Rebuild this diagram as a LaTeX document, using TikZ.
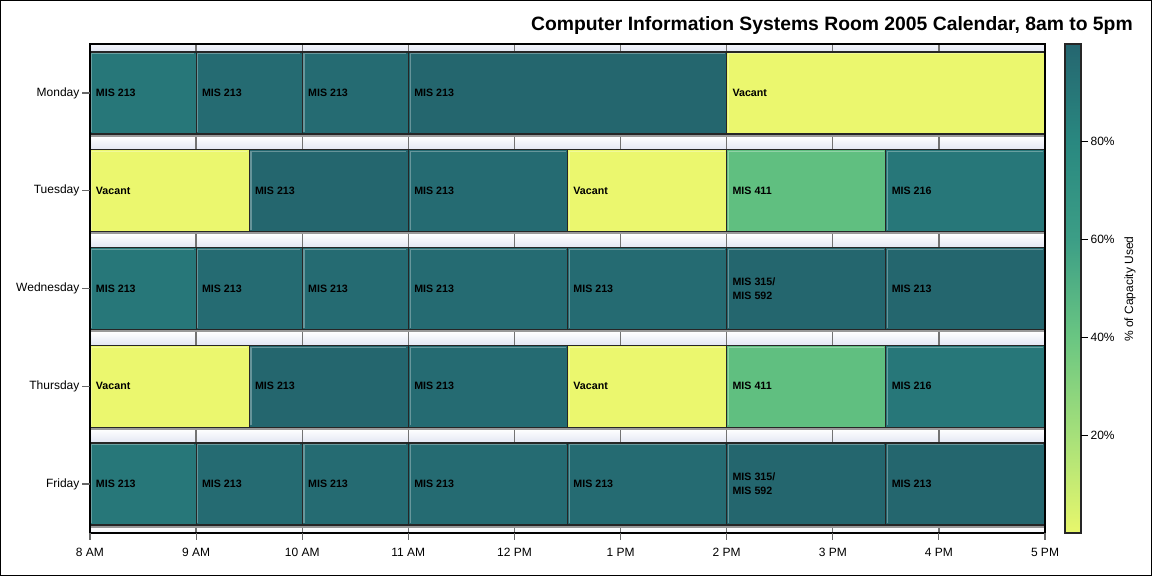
\documentclass[tikz,border=0pt]{standalone}
\usepackage{fontspec}
\setmainfont{Liberation Sans}

\definecolor{vacant}{RGB}{235,247,110}
\definecolor{misA}{RGB}{39,119,121}
\definecolor{misB}{RGB}{37,107,114}
\definecolor{misC}{RGB}{36,102,110}
\definecolor{misG}{RGB}{96,191,128}
\definecolor{gapblue}{RGB}{226,230,243}

\definecolor{cbA}{RGB}{232,247,108}
\definecolor{cbB}{RGB}{166,224,122}
\definecolor{cbC}{RGB}{106,198,130}
\definecolor{cbD}{RGB}{60,158,134}
\definecolor{cbE}{RGB}{41,136,128}
\definecolor{cbF}{RGB}{37,102,112}
\pgfdeclareverticalshading{capacity}{100bp}{color(0bp)=(cbA); color(25bp)=(cbA); color(35bp)=(cbB); color(45bp)=(cbC); color(55bp)=(cbD); color(65bp)=(cbE); color(75bp)=(cbF); color(100bp)=(cbF)}

\begin{document}
\begin{tikzpicture}[x=0.75pt, y=-0.75pt,
  booking/.style={draw=black!85, line width=0.9pt},
  slotlabel/.style={anchor=west, align=left, inner sep=2pt, font=\bfseries\fontsize{8}{10.5}\selectfont},
  axislabel/.style={font=\fontsize{9}{11}\selectfont}]
\useasboundingbox (0,0) rectangle (1152,576);
\draw[line width=1pt] (0.7,0.7) rectangle (1151.3,575.3);

\def\xl{90};
\def\xr{1045};
\def\yt{44};
\def\yb{533};

\def\dx{106.11};
\def\yo{93};
\def\dy{97.75};
\def\hh{41};

\def\dualclass{MIS 315/\\MIS 592}

% one booked slot: row, start, end, colour, label, number
\def\slot#1#2#3#4#5#6{
  \fill[black!40] (\xl + #2*\dx + 1, \yo + #1*\dy - \hh + 2) rectangle (\xl + #3*\dx + 1, \yo + #1*\dy + \hh + 2.5);
  \filldraw[booking, fill=#4] (\xl + #2*\dx, \yo + #1*\dy - \hh) rectangle (\xl + #3*\dx, \yo + #1*\dy + \hh);
  \draw[#4!70!white, line width=0.8pt] (\xl + #2*\dx + 1.8, \yo + #1*\dy + \hh - 2) -- (\xl + #2*\dx + 1.8, \yo + #1*\dy - \hh + 1.8) -- (\xl + #3*\dx - 2, \yo + #1*\dy - \hh + 1.8);
  \node[slotlabel] (b#1-#6) at (\xl + #2*\dx + 3, \yo + #1*\dy) {#5};
}

% plot background and bands between the days
\fill[gapblue] (\xl, \yt) rectangle (\xr, \yb);
\begin{scope}
\clip (\xl, \yt) rectangle (\xr, \yb);
\foreach \i in {0,...,5}
  \shade[top color=white, bottom color=gapblue] (\xl, \yo + \i*\dy - \dy + \hh + 2) rectangle (\xr, \yo + \i*\dy - \hh);
\end{scope}

% hour grid
\foreach \h in {1,...,8}
  \draw[black!55, line width=1pt] (\xl + \h*\dx, \yt) -- (\xl + \h*\dx, \yb);

% Monday
\foreach \s/\e/\c/\t [count=\k] in {0/1/misA/MIS 213, 1/2/misB/MIS 213, 2/3/misB/MIS 213, 3/6/misC/MIS 213, 6/9/vacant/Vacant}
  \slot{0}{\s}{\e}{\c}{\t}{\k};

% Tuesday and Thursday
\foreach \i in {1,3}
  \foreach \s/\e/\c/\t [count=\k] in {0/1.5/vacant/Vacant, 1.5/3/misC/MIS 213, 3/4.5/misB/MIS 213, 4.5/6/vacant/Vacant, 6/7.5/misG/MIS 411, 7.5/9/misA/MIS 216}
    \slot{\i}{\s}{\e}{\c}{\t}{\k};

% Wednesday and Friday
\foreach \i in {2,4}
  \foreach \s/\e/\c/\t [count=\k] in {0/1/misA/MIS 213, 1/2/misB/MIS 213, 2/3/misB/MIS 213, 3/4.5/misB/MIS 213, 4.5/6/misB/MIS 213, 6/7.5/misC/\dualclass, 7.5/9/misC/MIS 213}
    \slot{\i}{\s}{\e}{\c}{\t}{\k};

% frame
\draw[black, line width=1pt] (\xl, \yt) rectangle (\xr, \yb);

% day axis
\foreach \d [count=\i from 0] in {Monday, Tuesday, Wednesday, Thursday, Friday} {
  \draw[black!60, line width=0.8pt] (\xl - 8, \yo + \i*\dy) -- (\xl, \yo + \i*\dy);
  \node[axislabel, anchor=east, inner sep=1pt] (day-\i) at (\xl - 9, \yo + \i*\dy) {\d};
}

% hour axis
\foreach \lab [count=\h from 0] in {8 AM, 9 AM, 10 AM, 11 AM, 12 PM, 1 PM, 2 PM, 3 PM, 4 PM, 5 PM} {
  \draw[black!60, line width=0.8pt] (\xl + \h*\dx, \yb) -- (\xl + \h*\dx, \yb + 7);
  \node[axislabel, anchor=base, inner sep=0pt] (hour-\h) at (\xl + \h*\dx, 556) {\lab};
}

% colour bar
\shade[shading=capacity] (1065, \yt) rectangle (1081, \yb);
\draw[black!85, line width=0.9pt] (1065, \yt) rectangle (1081, \yb);
\foreach \p in {20,40,60,80} {
  \draw[line width=0.8pt] (1081, \yb - \p*4.89) -- (1088, \yb - \p*4.89);
  \node[axislabel, anchor=west, inner sep=1pt] (pct-\p) at (1089, \yb - \p*4.89) {\p\%};
}
\node[axislabel, rotate=90] (captitle) at (1130, 289) {\% of Capacity Used};

\node[anchor=base east, inner sep=0pt, font=\bfseries\fontsize{14.5}{17}\selectfont] (title) at (1133, 30) {Computer Information Systems Room 2005 Calendar, 8am to 5pm};

\end{tikzpicture}
\end{document}
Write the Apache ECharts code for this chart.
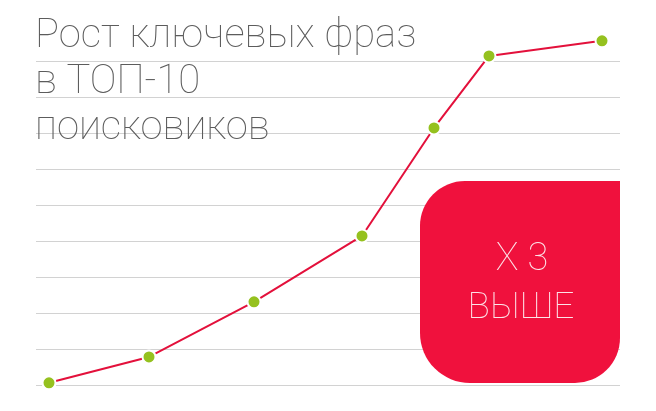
<!DOCTYPE html>
<html>
<head>
<meta charset="utf-8">
<script src="https://cdn.jsdelivr.net/npm/echarts@6/dist/echarts.min.js"></script>
<style>
html,body{margin:0;padding:0;background:#fff;}
#chart{width:656px;height:411px;}
</style>
</head>
<body>
<div id="chart"></div>
<script>
var titleLines = ['Рост ключевых фраз', 'в ТОП-10', 'поисковиков'];
var badgeLines = ['X 3', 'ВЫШЕ'];
var xValues = [13, 113, 218, 326, 398, 453, 566];
var yValues = [0.06, 0.78, 2.31, 4.14, 7.14, 9.14, 9.56];

var chart = echarts.init(document.getElementById('chart'), null, {renderer: 'canvas'});
var points = xValues.map(function (x, i) { return [x, yValues[i]]; });

chart.setOption({
  animation: false,
  backgroundColor: '#ffffff',
  title: {
    text: titleLines.join('\n'),
    left: 35,
    top: 14,
    padding: 0,
    textStyle: {
      fontFamily: 'Roboto',
      fontWeight: 100,
      fontSize: 40,
      lineHeight: 46,
      color: '#5c5c5c'
    }
  },
  grid: {left: 36, right: 36, top: 61, bottom: 26, containLabel: false},
  xAxis: {
    type: 'value', min: 0, max: 584,
    show: false
  },
  yAxis: {
    type: 'value', min: 0, max: 9, interval: 1,
    axisLine: {show: false}, axisTick: {show: false}, axisLabel: {show: false},
    splitLine: {show: true, lineStyle: {color: '#d2d2d2', width: 1}}
  },
  graphic: [
    {
      type: 'rect',
      shape: {x: 420, y: 181, width: 200, height: 202, r: [45, 0, 45, 50]},
      style: {fill: '#f0113d'},
      z: 10
    },
    {
      type: 'text',
      x: 522, y: 260,
      style: {text: badgeLines[0], fill: '#fde3e8', font: '100 38px Roboto', align: 'center', verticalAlign: 'middle'},
      z: 11
    },
    {
      type: 'text',
      x: 521, y: 309,
      style: {text: badgeLines[1], fill: '#fde3e8', font: '100 37px Roboto', align: 'center', verticalAlign: 'middle'},
      z: 11
    }
  ],
  series: [{
    type: 'line',
    data: points,
    clip: false,
    symbol: 'circle',
    symbolSize: 13,
    lineStyle: {color: '#e3103b', width: 2},
    itemStyle: {color: '#95c11f', borderColor: '#ffffff', borderWidth: 2},
    z: 3
  }]
});
</script>
</body>
</html>
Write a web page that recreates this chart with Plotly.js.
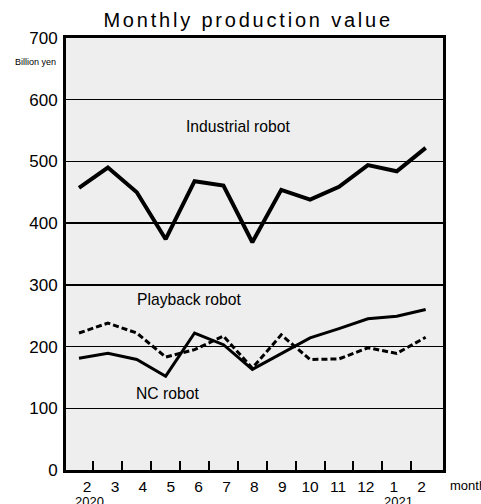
···
◆ **Direction**: Leave out the pictures. Transcribe only the lines above, from the first through the one that contains "color(25bp)=(cbA); color(35bp)=(cbB); color(45bp)=(cbC);".

◆ **Result for this task**:
Rebuild this diagram as a LaTeX document, using TikZ.
\documentclass[tikz,border=0pt]{standalone}
\usepackage{fontspec}
\setmainfont{Liberation Sans}

\definecolor{vacant}{RGB}{235,247,110}
\definecolor{misA}{RGB}{39,119,121}
\definecolor{misB}{RGB}{37,107,114}
\definecolor{misC}{RGB}{36,102,110}
\definecolor{misG}{RGB}{96,191,128}
\definecolor{gapblue}{RGB}{226,230,243}

\definecolor{cbA}{RGB}{232,247,108}
\definecolor{cbB}{RGB}{166,224,122}
\definecolor{cbC}{RGB}{106,198,130}
\definecolor{cbD}{RGB}{60,158,134}
\definecolor{cbE}{RGB}{41,136,128}
\definecolor{cbF}{RGB}{37,102,112}
\pgfdeclareverticalshading{capacity}{100bp}{color(0bp)=(cbA); color(25bp)=(cbA); color(35bp)=(cbB); color(45bp)=(cbC); color(55bp)=(cbD); color(65bp)=(cbE); color(75bp)=(cbF); color(100bp)=(cbF)}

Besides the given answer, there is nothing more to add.